PROBLEM STATEMENT:
Your task is to copy the listing exactly, with the pictures left out.

- - - - - - -

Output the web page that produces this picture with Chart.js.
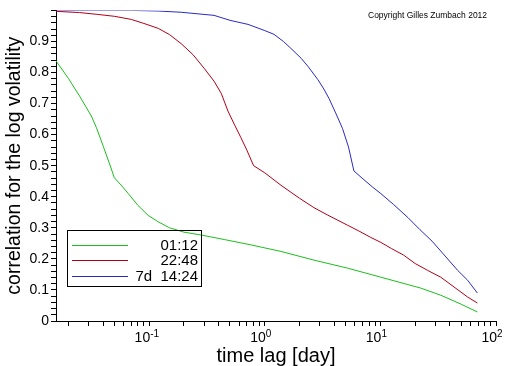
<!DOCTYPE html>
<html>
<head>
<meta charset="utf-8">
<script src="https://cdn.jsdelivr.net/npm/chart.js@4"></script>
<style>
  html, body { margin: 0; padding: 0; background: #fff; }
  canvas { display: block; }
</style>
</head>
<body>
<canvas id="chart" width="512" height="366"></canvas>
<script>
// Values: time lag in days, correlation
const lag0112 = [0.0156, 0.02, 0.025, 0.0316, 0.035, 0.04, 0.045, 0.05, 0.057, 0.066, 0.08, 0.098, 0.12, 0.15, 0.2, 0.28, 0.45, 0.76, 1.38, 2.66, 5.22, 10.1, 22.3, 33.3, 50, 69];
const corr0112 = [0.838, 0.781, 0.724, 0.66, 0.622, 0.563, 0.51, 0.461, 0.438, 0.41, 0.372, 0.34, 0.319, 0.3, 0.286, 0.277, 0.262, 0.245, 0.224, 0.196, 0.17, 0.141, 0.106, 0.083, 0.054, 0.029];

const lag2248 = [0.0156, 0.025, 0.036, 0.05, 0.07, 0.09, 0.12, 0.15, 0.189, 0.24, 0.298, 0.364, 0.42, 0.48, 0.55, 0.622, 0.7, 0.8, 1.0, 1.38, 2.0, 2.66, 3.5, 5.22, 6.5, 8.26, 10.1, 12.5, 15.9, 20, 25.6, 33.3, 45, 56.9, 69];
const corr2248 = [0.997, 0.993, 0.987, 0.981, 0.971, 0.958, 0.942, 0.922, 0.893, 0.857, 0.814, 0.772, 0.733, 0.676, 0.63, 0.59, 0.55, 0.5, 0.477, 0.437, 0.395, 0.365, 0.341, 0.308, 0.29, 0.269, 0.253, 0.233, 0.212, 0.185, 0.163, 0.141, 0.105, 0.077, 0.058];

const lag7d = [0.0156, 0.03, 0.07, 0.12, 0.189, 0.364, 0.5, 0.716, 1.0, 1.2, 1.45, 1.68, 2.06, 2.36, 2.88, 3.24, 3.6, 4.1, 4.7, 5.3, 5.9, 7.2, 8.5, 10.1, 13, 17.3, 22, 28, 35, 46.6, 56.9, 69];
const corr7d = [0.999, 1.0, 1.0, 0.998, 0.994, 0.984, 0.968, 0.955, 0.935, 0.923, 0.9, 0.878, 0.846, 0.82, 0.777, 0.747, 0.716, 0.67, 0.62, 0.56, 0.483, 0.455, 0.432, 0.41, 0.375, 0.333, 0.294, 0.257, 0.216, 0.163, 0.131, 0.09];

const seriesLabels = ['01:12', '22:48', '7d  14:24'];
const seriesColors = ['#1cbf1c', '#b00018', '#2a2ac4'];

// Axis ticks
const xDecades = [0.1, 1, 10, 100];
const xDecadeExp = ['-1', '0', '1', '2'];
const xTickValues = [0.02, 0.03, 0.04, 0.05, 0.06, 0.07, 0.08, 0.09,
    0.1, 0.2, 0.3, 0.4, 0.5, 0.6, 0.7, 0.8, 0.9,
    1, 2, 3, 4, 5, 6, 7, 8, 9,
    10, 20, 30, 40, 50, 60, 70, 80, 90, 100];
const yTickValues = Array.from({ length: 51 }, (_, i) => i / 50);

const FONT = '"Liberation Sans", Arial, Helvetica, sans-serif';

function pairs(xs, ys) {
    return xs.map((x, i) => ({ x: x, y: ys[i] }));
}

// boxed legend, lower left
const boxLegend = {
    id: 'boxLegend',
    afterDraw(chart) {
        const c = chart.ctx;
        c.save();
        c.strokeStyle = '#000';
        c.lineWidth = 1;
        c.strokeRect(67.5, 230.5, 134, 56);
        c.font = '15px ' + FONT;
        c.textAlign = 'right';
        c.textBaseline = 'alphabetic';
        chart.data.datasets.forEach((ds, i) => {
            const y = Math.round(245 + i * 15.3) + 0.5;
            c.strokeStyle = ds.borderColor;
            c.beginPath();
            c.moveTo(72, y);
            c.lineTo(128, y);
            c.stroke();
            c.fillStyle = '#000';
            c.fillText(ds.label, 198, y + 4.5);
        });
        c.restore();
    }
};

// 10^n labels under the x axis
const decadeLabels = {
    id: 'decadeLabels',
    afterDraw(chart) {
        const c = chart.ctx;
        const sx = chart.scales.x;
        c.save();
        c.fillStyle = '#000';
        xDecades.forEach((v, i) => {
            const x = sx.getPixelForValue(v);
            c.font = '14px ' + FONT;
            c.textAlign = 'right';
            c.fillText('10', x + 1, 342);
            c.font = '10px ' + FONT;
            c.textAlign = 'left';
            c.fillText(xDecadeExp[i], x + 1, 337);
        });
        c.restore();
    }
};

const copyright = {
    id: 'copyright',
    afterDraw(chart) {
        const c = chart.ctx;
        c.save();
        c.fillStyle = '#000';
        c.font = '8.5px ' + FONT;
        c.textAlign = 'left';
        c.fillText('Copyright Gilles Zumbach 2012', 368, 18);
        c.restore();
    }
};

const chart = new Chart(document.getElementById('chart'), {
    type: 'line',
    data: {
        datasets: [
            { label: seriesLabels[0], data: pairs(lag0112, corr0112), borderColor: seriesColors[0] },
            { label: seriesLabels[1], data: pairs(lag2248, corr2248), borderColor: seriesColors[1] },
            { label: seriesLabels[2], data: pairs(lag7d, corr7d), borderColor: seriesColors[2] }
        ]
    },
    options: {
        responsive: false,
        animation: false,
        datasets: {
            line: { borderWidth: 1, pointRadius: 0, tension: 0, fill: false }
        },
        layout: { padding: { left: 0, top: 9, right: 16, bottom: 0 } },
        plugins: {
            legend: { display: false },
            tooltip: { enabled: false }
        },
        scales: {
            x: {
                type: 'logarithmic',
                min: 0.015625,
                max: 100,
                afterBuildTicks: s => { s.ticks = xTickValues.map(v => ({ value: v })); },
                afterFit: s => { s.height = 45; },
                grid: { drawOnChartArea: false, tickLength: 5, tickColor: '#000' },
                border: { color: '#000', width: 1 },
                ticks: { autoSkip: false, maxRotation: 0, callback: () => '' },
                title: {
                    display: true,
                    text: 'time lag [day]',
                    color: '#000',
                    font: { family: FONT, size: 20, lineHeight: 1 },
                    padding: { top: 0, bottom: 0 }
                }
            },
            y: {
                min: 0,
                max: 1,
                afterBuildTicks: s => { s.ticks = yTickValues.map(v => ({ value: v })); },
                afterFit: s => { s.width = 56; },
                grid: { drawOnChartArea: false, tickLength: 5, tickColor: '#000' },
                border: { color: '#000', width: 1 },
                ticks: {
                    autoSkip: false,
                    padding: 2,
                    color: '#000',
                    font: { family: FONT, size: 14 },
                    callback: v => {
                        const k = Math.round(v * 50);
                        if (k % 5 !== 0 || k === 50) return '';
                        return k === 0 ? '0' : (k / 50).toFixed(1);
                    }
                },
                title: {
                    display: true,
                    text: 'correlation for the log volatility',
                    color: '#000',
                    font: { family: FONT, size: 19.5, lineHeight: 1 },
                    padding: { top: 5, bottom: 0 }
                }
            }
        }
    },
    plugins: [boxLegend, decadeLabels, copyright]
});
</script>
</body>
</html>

- - - - - - -

FULL ANSWER:
Output the web page that produces this picture with Chart.js.
<!DOCTYPE html>
<html>
<head>
<meta charset="utf-8">
<script src="https://cdn.jsdelivr.net/npm/chart.js@4"></script>
<style>
  html, body { margin: 0; padding: 0; background: #fff; }
  canvas { display: block; }
</style>
</head>
<body>
<canvas id="chart" width="512" height="366"></canvas>
<script>
// Values: time lag in days, correlation
const lag0112 = [0.0156, 0.02, 0.025, 0.0316, 0.035, 0.04, 0.045, 0.05, 0.057, 0.066, 0.08, 0.098, 0.12, 0.15, 0.2, 0.28, 0.45, 0.76, 1.38, 2.66, 5.22, 10.1, 22.3, 33.3, 50, 69];
const corr0112 = [0.838, 0.781, 0.724, 0.66, 0.622, 0.563, 0.51, 0.461, 0.438, 0.41, 0.372, 0.34, 0.319, 0.3, 0.286, 0.277, 0.262, 0.245, 0.224, 0.196, 0.17, 0.141, 0.106, 0.083, 0.054, 0.029];

const lag2248 = [0.0156, 0.025, 0.036, 0.05, 0.07, 0.09, 0.12, 0.15, 0.189, 0.24, 0.298, 0.364, 0.42, 0.48, 0.55, 0.622, 0.7, 0.8, 1.0, 1.38, 2.0, 2.66, 3.5, 5.22, 6.5, 8.26, 10.1, 12.5, 15.9, 20, 25.6, 33.3, 45, 56.9, 69];
const corr2248 = [0.997, 0.993, 0.987, 0.981, 0.971, 0.958, 0.942, 0.922, 0.893, 0.857, 0.814, 0.772, 0.733, 0.676, 0.63, 0.59, 0.55, 0.5, 0.477, 0.437, 0.395, 0.365, 0.341, 0.308, 0.29, 0.269, 0.253, 0.233, 0.212, 0.185, 0.163, 0.141, 0.105, 0.077, 0.058];

const lag7d = [0.0156, 0.03, 0.07, 0.12, 0.189, 0.364, 0.5, 0.716, 1.0, 1.2, 1.45, 1.68, 2.06, 2.36, 2.88, 3.24, 3.6, 4.1, 4.7, 5.3, 5.9, 7.2, 8.5, 10.1, 13, 17.3, 22, 28, 35, 46.6, 56.9, 69];
const corr7d = [0.999, 1.0, 1.0, 0.998, 0.994, 0.984, 0.968, 0.955, 0.935, 0.923, 0.9, 0.878, 0.846, 0.82, 0.777, 0.747, 0.716, 0.67, 0.62, 0.56, 0.483, 0.455, 0.432, 0.41, 0.375, 0.333, 0.294, 0.257, 0.216, 0.163, 0.131, 0.09];

const seriesLabels = ['01:12', '22:48', '7d  14:24'];
const seriesColors = ['#1cbf1c', '#b00018', '#2a2ac4'];

// Axis ticks
const xDecades = [0.1, 1, 10, 100];
const xDecadeExp = ['-1', '0', '1', '2'];
const xTickValues = [0.02, 0.03, 0.04, 0.05, 0.06, 0.07, 0.08, 0.09,
    0.1, 0.2, 0.3, 0.4, 0.5, 0.6, 0.7, 0.8, 0.9,
    1, 2, 3, 4, 5, 6, 7, 8, 9,
    10, 20, 30, 40, 50, 60, 70, 80, 90, 100];
const yTickValues = Array.from({ length: 51 }, (_, i) => i / 50);

const FONT = '"Liberation Sans", Arial, Helvetica, sans-serif';

function pairs(xs, ys) {
    return xs.map((x, i) => ({ x: x, y: ys[i] }));
}

// boxed legend, lower left
const boxLegend = {
    id: 'boxLegend',
    afterDraw(chart) {
        const c = chart.ctx;
        c.save();
        c.strokeStyle = '#000';
        c.lineWidth = 1;
        c.strokeRect(67.5, 230.5, 134, 56);
        c.font = '15px ' + FONT;
        c.textAlign = 'right';
        c.textBaseline = 'alphabetic';
        chart.data.datasets.forEach((ds, i) => {
            const y = Math.round(245 + i * 15.3) + 0.5;
            c.strokeStyle = ds.borderColor;
            c.beginPath();
            c.moveTo(72, y);
            c.lineTo(128, y);
            c.stroke();
            c.fillStyle = '#000';
            c.fillText(ds.label, 198, y + 4.5);
        });
        c.restore();
    }
};

// 10^n labels under the x axis
const decadeLabels = {
    id: 'decadeLabels',
    afterDraw(chart) {
        const c = chart.ctx;
        const sx = chart.scales.x;
        c.save();
        c.fillStyle = '#000';
        xDecades.forEach((v, i) => {
            const x = sx.getPixelForValue(v);
            c.font = '14px ' + FONT;
            c.textAlign = 'right';
            c.fillText('10', x + 1, 342);
            c.font = '10px ' + FONT;
            c.textAlign = 'left';
            c.fillText(xDecadeExp[i], x + 1, 337);
        });
        c.restore();
    }
};

const copyright = {
    id: 'copyright',
    afterDraw(chart) {
        const c = chart.ctx;
        c.save();
        c.fillStyle = '#000';
        c.font = '8.5px ' + FONT;
        c.textAlign = 'left';
        c.fillText('Copyright Gilles Zumbach 2012', 368, 18);
        c.restore();
    }
};

const chart = new Chart(document.getElementById('chart'), {
    type: 'line',
    data: {
        datasets: [
            { label: seriesLabels[0], data: pairs(lag0112, corr0112), borderColor: seriesColors[0] },
            { label: seriesLabels[1], data: pairs(lag2248, corr2248), borderColor: seriesColors[1] },
            { label: seriesLabels[2], data: pairs(lag7d, corr7d), borderColor: seriesColors[2] }
        ]
    },
    options: {
        responsive: false,
        animation: false,
        datasets: {
            line: { borderWidth: 1, pointRadius: 0, tension: 0, fill: false }
        },
        layout: { padding: { left: 0, top: 9, right: 16, bottom: 0 } },
        plugins: {
            legend: { display: false },
            tooltip: { enabled: false }
        },
        scales: {
            x: {
                type: 'logarithmic',
                min: 0.015625,
                max: 100,
                afterBuildTicks: s => { s.ticks = xTickValues.map(v => ({ value: v })); },
                afterFit: s => { s.height = 45; },
                grid: { drawOnChartArea: false, tickLength: 5, tickColor: '#000' },
                border: { color: '#000', width: 1 },
                ticks: { autoSkip: false, maxRotation: 0, callback: () => '' },
                title: {
                    display: true,
                    text: 'time lag [day]',
                    color: '#000',
                    font: { family: FONT, size: 20, lineHeight: 1 },
                    padding: { top: 0, bottom: 0 }
                }
            },
            y: {
                min: 0,
                max: 1,
                afterBuildTicks: s => { s.ticks = yTickValues.map(v => ({ value: v })); },
                afterFit: s => { s.width = 56; },
                grid: { drawOnChartArea: false, tickLength: 5, tickColor: '#000' },
                border: { color: '#000', width: 1 },
                ticks: {
                    autoSkip: false,
                    padding: 2,
                    color: '#000',
                    font: { family: FONT, size: 14 },
                    callback: v => {
                        const k = Math.round(v * 50);
                        if (k % 5 !== 0 || k === 50) return '';
                        return k === 0 ? '0' : (k / 50).toFixed(1);
                    }
                },
                title: {
                    display: true,
                    text: 'correlation for the log volatility',
                    color: '#000',
                    font: { family: FONT, size: 19.5, lineHeight: 1 },
                    padding: { top: 5, bottom: 0 }
                }
            }
        }
    },
    plugins: [boxLegend, decadeLabels, copyright]
});
</script>
</body>
</html>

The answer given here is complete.